> **Data block**
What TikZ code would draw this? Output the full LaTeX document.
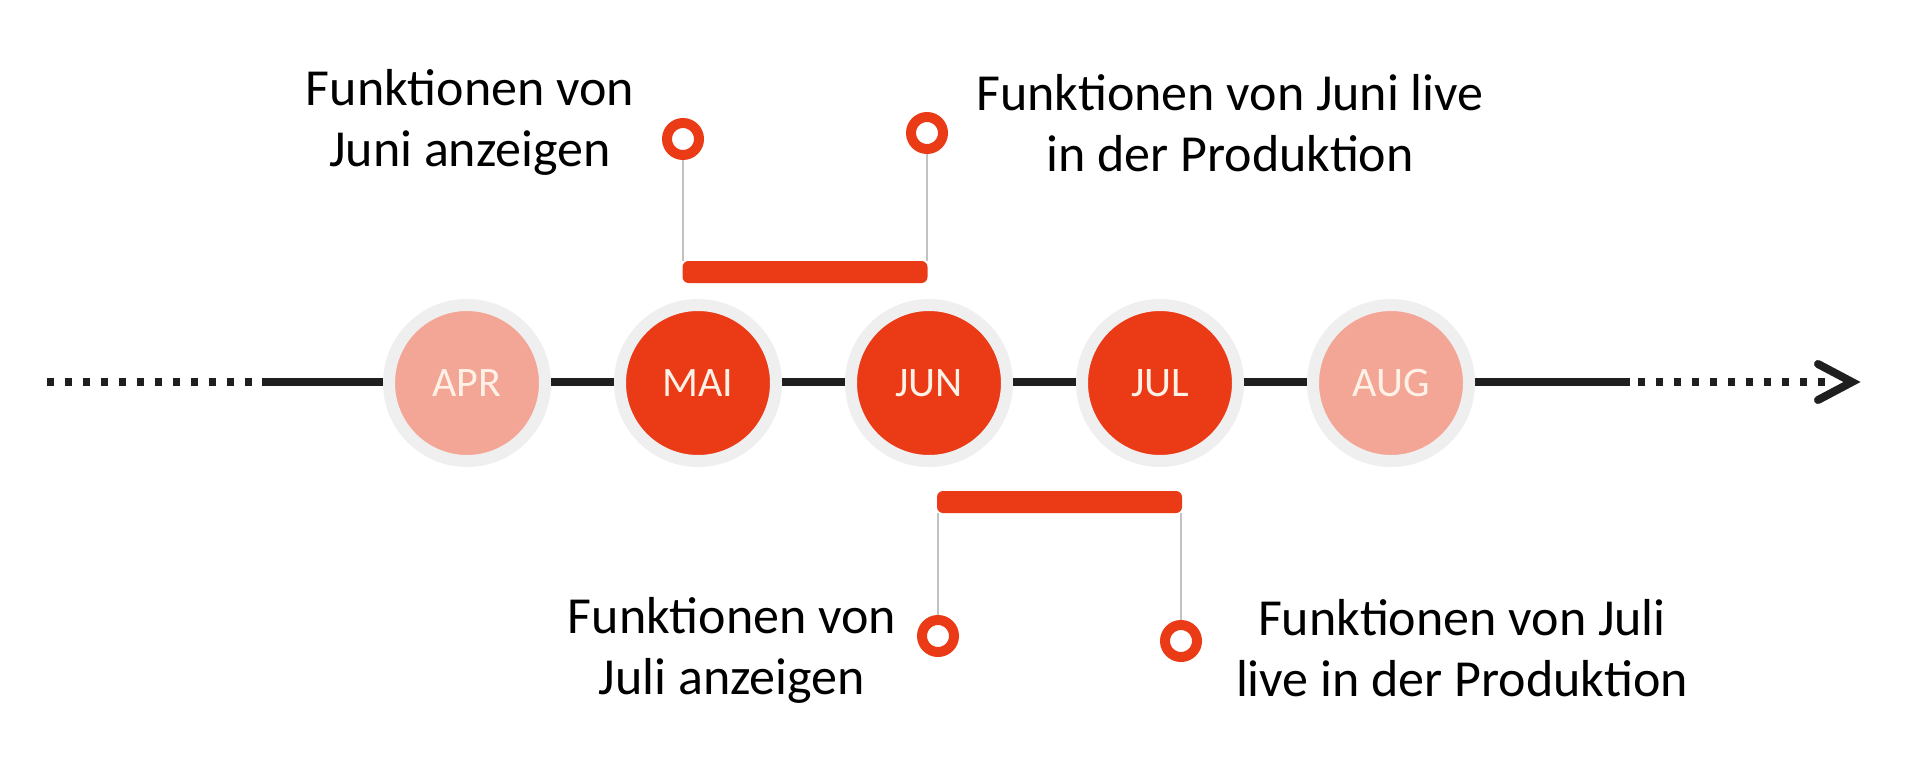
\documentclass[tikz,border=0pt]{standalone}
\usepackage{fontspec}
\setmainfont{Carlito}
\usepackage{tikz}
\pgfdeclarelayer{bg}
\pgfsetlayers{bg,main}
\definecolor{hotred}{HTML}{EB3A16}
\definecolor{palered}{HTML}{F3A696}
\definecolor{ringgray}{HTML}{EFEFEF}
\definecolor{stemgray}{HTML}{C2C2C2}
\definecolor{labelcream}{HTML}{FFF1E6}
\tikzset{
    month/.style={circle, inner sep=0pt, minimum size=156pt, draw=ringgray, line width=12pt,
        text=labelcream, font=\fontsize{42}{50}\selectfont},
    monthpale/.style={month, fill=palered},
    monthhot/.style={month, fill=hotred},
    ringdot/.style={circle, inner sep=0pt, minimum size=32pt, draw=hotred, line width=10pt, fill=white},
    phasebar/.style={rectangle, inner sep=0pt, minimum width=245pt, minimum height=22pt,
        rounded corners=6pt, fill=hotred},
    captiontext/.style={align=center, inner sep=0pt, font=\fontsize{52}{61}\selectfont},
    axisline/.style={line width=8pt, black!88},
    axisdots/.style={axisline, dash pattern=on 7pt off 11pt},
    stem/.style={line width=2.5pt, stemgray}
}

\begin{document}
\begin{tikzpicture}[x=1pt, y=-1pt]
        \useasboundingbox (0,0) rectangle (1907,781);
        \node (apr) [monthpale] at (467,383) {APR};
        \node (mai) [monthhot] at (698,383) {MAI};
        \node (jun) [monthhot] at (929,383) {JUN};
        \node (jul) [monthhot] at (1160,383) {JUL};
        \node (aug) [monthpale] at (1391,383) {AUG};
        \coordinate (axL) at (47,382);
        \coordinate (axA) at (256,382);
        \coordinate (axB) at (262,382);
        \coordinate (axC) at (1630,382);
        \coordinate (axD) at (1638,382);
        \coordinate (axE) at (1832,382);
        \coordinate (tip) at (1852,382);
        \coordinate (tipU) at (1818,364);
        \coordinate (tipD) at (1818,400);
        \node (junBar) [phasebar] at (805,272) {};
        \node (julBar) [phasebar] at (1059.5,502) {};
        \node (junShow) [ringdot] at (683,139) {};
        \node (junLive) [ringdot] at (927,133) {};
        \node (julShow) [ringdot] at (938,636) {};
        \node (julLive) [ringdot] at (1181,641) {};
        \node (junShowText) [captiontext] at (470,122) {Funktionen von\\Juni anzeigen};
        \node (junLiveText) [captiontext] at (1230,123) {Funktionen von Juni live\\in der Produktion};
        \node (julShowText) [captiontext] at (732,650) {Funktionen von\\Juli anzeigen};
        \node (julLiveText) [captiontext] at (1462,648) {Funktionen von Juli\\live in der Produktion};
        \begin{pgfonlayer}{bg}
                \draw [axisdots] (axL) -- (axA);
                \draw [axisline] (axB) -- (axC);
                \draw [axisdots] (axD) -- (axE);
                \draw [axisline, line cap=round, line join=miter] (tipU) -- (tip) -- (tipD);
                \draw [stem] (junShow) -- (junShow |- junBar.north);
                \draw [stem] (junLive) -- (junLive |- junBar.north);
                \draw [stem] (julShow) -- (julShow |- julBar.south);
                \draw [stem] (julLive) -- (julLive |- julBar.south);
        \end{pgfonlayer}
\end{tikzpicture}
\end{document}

> **What is needed**
Copy the listing exactly. Any image in it stays out of the copy.

> **Exercise result**
What TikZ code would draw this? Output the full LaTeX document.
\documentclass[tikz,border=0pt]{standalone}
\usepackage{fontspec}
\setmainfont{Carlito}
\usepackage{tikz}
\pgfdeclarelayer{bg}
\pgfsetlayers{bg,main}
\definecolor{hotred}{HTML}{EB3A16}
\definecolor{palered}{HTML}{F3A696}
\definecolor{ringgray}{HTML}{EFEFEF}
\definecolor{stemgray}{HTML}{C2C2C2}
\definecolor{labelcream}{HTML}{FFF1E6}
\tikzset{
    month/.style={circle, inner sep=0pt, minimum size=156pt, draw=ringgray, line width=12pt,
        text=labelcream, font=\fontsize{42}{50}\selectfont},
    monthpale/.style={month, fill=palered},
    monthhot/.style={month, fill=hotred},
    ringdot/.style={circle, inner sep=0pt, minimum size=32pt, draw=hotred, line width=10pt, fill=white},
    phasebar/.style={rectangle, inner sep=0pt, minimum width=245pt, minimum height=22pt,
        rounded corners=6pt, fill=hotred},
    captiontext/.style={align=center, inner sep=0pt, font=\fontsize{52}{61}\selectfont},
    axisline/.style={line width=8pt, black!88},
    axisdots/.style={axisline, dash pattern=on 7pt off 11pt},
    stem/.style={line width=2.5pt, stemgray}
}

\begin{document}
\begin{tikzpicture}[x=1pt, y=-1pt]
        \useasboundingbox (0,0) rectangle (1907,781);
        \node (apr) [monthpale] at (467,383) {APR};
        \node (mai) [monthhot] at (698,383) {MAI};
        \node (jun) [monthhot] at (929,383) {JUN};
        \node (jul) [monthhot] at (1160,383) {JUL};
        \node (aug) [monthpale] at (1391,383) {AUG};
        \coordinate (axL) at (47,382);
        \coordinate (axA) at (256,382);
        \coordinate (axB) at (262,382);
        \coordinate (axC) at (1630,382);
        \coordinate (axD) at (1638,382);
        \coordinate (axE) at (1832,382);
        \coordinate (tip) at (1852,382);
        \coordinate (tipU) at (1818,364);
        \coordinate (tipD) at (1818,400);
        \node (junBar) [phasebar] at (805,272) {};
        \node (julBar) [phasebar] at (1059.5,502) {};
        \node (junShow) [ringdot] at (683,139) {};
        \node (junLive) [ringdot] at (927,133) {};
        \node (julShow) [ringdot] at (938,636) {};
        \node (julLive) [ringdot] at (1181,641) {};
        \node (junShowText) [captiontext] at (470,122) {Funktionen von\\Juni anzeigen};
        \node (junLiveText) [captiontext] at (1230,123) {Funktionen von Juni live\\in der Produktion};
        \node (julShowText) [captiontext] at (732,650) {Funktionen von\\Juli anzeigen};
        \node (julLiveText) [captiontext] at (1462,648) {Funktionen von Juli\\live in der Produktion};
        \begin{pgfonlayer}{bg}
                \draw [axisdots] (axL) -- (axA);
                \draw [axisline] (axB) -- (axC);
                \draw [axisdots] (axD) -- (axE);
                \draw [axisline, line cap=round, line join=miter] (tipU) -- (tip) -- (tipD);
                \draw [stem] (junShow) -- (junShow |- junBar.north);
                \draw [stem] (junLive) -- (junLive |- junBar.north);
                \draw [stem] (julShow) -- (julShow |- julBar.south);
                \draw [stem] (julLive) -- (julLive |- julBar.south);
        \end{pgfonlayer}
\end{tikzpicture}
\end{document}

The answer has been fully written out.